**YOUR OBJECTIVE**
The line holding "const axisColor = '#000';" is the last one to output; start at the first line of the data, keep every line in between exactly, and leave out pictures.

**DATA SECTION**
════════════════════

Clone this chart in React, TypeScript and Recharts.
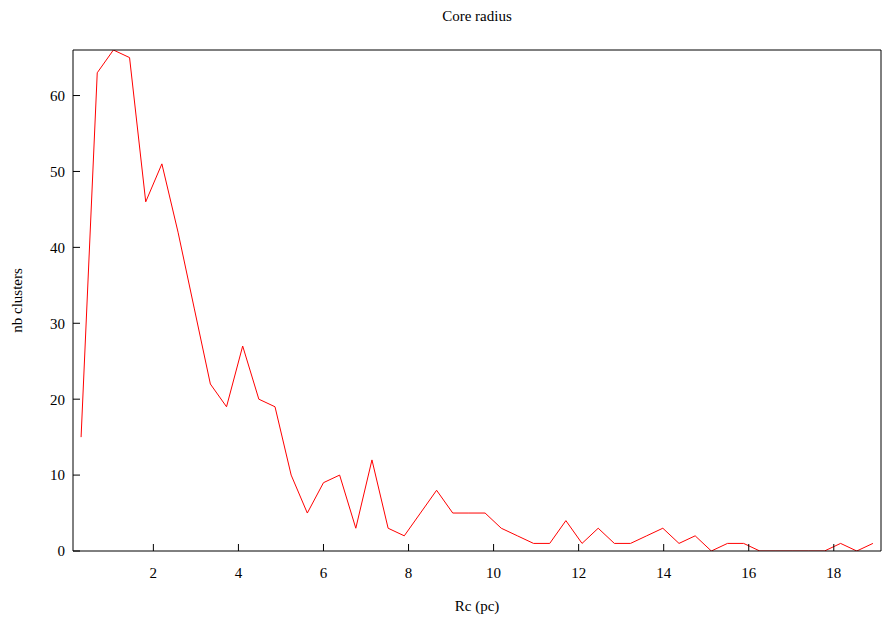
import React from 'react';
import { LineChart, Line, XAxis, YAxis, Label } from 'recharts';

const rcValues = [
  0.30, 0.68, 1.06, 1.44, 1.82, 2.20, 2.58, 2.96, 3.34, 3.72,
  4.10, 4.48, 4.86, 5.24, 5.62, 6.00, 6.38, 6.76, 7.14, 7.52,
  7.90, 8.28, 8.66, 9.04, 9.42, 9.80, 10.18, 10.56, 10.94, 11.32,
  11.70, 12.08, 12.46, 12.84, 13.22, 13.60, 13.98, 14.36, 14.74, 15.12,
  15.50, 15.88, 16.26, 16.64, 17.02, 17.40, 17.78, 18.16, 18.54, 18.92,
];

const clusterCounts = [
  15, 63, 66, 65, 46, 51, 42, 32, 22, 19,
  27, 20, 19, 10, 5, 9, 10, 3, 12, 3,
  2, 5, 8, 5, 5, 5, 3, 2, 1, 1,
  4, 1, 3, 1, 1, 2, 3, 1, 2, 0,
  1, 1, 0, 0, 0, 0, 0, 1, 0, 1,
];

const xTicks = [2, 4, 6, 8, 10, 12, 14, 16, 18];
const yTicks = [0, 10, 20, 30, 40, 50, 60];
const xDomain = [0.11, 19.11];
const yDomain = [0, 66];

const titleText = 'Core radius';
const xLabelText = 'Rc (pc)';
const yLabelText = 'nb clusters';

const data = rcValues.map((rc, i) => ({ rc, count: clusterCounts[i] }));

const FONT = 'Liberation Serif, Times New Roman, serif';
const tickStyle = { fill: '#000', fontSize: 15, fontFamily: FONT };
const axisColor = '#000';

export default function App() {
  return (
    <div style={{ position: 'absolute', left: 0, top: 0, background: '#fff' }}>
      <LineChart
        width={891}
        height={622}
        data={data}
        margin={{ top: 20, right: 0, bottom: 0, left: 0 }}
        style={{ fontFamily: FONT }}
      >
        <XAxis
          xAxisId="bottom"
          dataKey="rc"
          type="number"
          domain={xDomain}
          allowDataOverflow
          ticks={xTicks}
          interval={0}
          height={71}
          tickSize={-7}
          tickMargin={23}
          tick={tickStyle}
          stroke={axisColor}
          tickLine={{ stroke: axisColor }}
        >
          <Label
            content={(props: any) => {
              const vb = props.viewBox || { x: 73, y: 551, width: 808, height: 71 };
              return (
                <text
                  x={vb.x + vb.width / 2}
                  y={vb.y + vb.height - 11}
                  textAnchor="middle"
                  fontSize={15}
                  fontFamily={FONT}
                  fill="#000"
                >
                  {xLabelText}
                </text>
              );
            }}
          />
        </XAxis>
        <XAxis
          xAxisId="top"
          orientation="top"
          dataKey="rc"
          type="number"
          domain={xDomain}
          allowDataOverflow
          ticks={xTicks}
          interval={0}
          height={30}
          tickSize={-7}
          tick={false}
          stroke={axisColor}
          tickLine={{ stroke: axisColor }}
        >
          <Label
            content={(props: any) => {
              const vb = props.viewBox || { x: 73, y: 20, width: 808, height: 30 };
              return (
                <text
                  x={vb.x + vb.width / 2}
                  y={vb.y + 1}
                  textAnchor="middle"
                  fontSize={15}
                  fontFamily={FONT}
                  fill="#000"
                >
                  {titleText}
                </text>
              );
            }}
          />
        </XAxis>
        <YAxis
          yAxisId="left"
          type="number"
          domain={yDomain}
          allowDataOverflow
          ticks={yTicks}
          interval={0}
          width={73}
          tickSize={-7}
          tickMargin={15}
          tick={tickStyle}
          stroke={axisColor}
          tickLine={{ stroke: axisColor }}
        >
          <Label
            content={(props: any) => {
              const vb = props.viewBox || { x: 0, y: 50, width: 73, height: 501 };
              const cx = 22;
              const cy = vb.y + vb.height / 2;
              return (
                <text
                  x={cx}
                  y={cy}
                  transform={`rotate(-90 ${cx} ${cy})`}
                  textAnchor="middle"
                  fontSize={15}
                  fontFamily={FONT}
                  fill="#000"
                >
                  {yLabelText}
                </text>
              );
            }}
          />
        </YAxis>
        <YAxis
          yAxisId="right"
          orientation="right"
          type="number"
          domain={yDomain}
          allowDataOverflow
          ticks={yTicks}
          interval={0}
          width={10}
          tickSize={-7}
          tick={false}
          stroke={axisColor}
          tickLine={{ stroke: axisColor }}
        />
        <Line
          xAxisId="bottom"
          yAxisId="left"
          type="linear"
          dataKey="count"
          stroke="#ff0000"
          strokeWidth={1}
          dot={false}
          activeDot={false}
          isAnimationActive={false}
        />
      </LineChart>
    </div>
  );
}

════════════════════

**FULL RESPONSE**
Clone this chart in React, TypeScript and Recharts.
import React from 'react';
import { LineChart, Line, XAxis, YAxis, Label } from 'recharts';

const rcValues = [
  0.30, 0.68, 1.06, 1.44, 1.82, 2.20, 2.58, 2.96, 3.34, 3.72,
  4.10, 4.48, 4.86, 5.24, 5.62, 6.00, 6.38, 6.76, 7.14, 7.52,
  7.90, 8.28, 8.66, 9.04, 9.42, 9.80, 10.18, 10.56, 10.94, 11.32,
  11.70, 12.08, 12.46, 12.84, 13.22, 13.60, 13.98, 14.36, 14.74, 15.12,
  15.50, 15.88, 16.26, 16.64, 17.02, 17.40, 17.78, 18.16, 18.54, 18.92,
];

const clusterCounts = [
  15, 63, 66, 65, 46, 51, 42, 32, 22, 19,
  27, 20, 19, 10, 5, 9, 10, 3, 12, 3,
  2, 5, 8, 5, 5, 5, 3, 2, 1, 1,
  4, 1, 3, 1, 1, 2, 3, 1, 2, 0,
  1, 1, 0, 0, 0, 0, 0, 1, 0, 1,
];

const xTicks = [2, 4, 6, 8, 10, 12, 14, 16, 18];
const yTicks = [0, 10, 20, 30, 40, 50, 60];
const xDomain = [0.11, 19.11];
const yDomain = [0, 66];

const titleText = 'Core radius';
const xLabelText = 'Rc (pc)';
const yLabelText = 'nb clusters';

const data = rcValues.map((rc, i) => ({ rc, count: clusterCounts[i] }));

const FONT = 'Liberation Serif, Times New Roman, serif';
const tickStyle = { fill: '#000', fontSize: 15, fontFamily: FONT };
const axisColor = '#000';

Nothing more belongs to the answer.